Le pillage économique des militaires égyptiens

Coté égyptien, c’est l’armée qui grandissait de façon démesurée. Et encore faut-il se convaincre que la société égyptienne n’en a pas fini avec cette situation, malgré sa révolution.

Là encore le rapport de Transparency international est éloquent, puisqu’il place l’Egypte au 98ème rang (qui en compte 178 rappelons le). Omnipotente l’armée fait la pluie et le beau temps, tant dans le champ économique, que politique, voire sociétal. Officiellement l’armée égyptienne compte 468000 soldats actifs alors qu’elle n’a pas gagné, ni même fait une guerre depuis presque 40 ans. Le milliard de dollars que les Etats-Unis déverse annuellement au titre des programmes de  coopération en plus de forcer les égyptiens à acheter du matériel militaire américain a permis à une oligarchie militaire de très grassement vivre.

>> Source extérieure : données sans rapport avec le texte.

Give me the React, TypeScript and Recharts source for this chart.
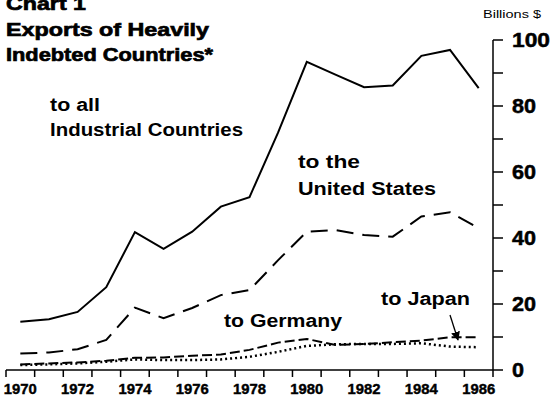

Véritable privilégiés du régime les militaires se sont octroyés des pans entiers du champ économique. Sur les quelques 700 milliards de dollars du PIB égyptien près de 350 à 400 sont aux mains d’intérêts détenus de près ou de loin par des militaires.

Bref le complexe militaro-industriel égyptien vit très bien, et nul doute que les récents évènements ni changeront rien, si ce n’est dans le sens de l’aggravation du problème.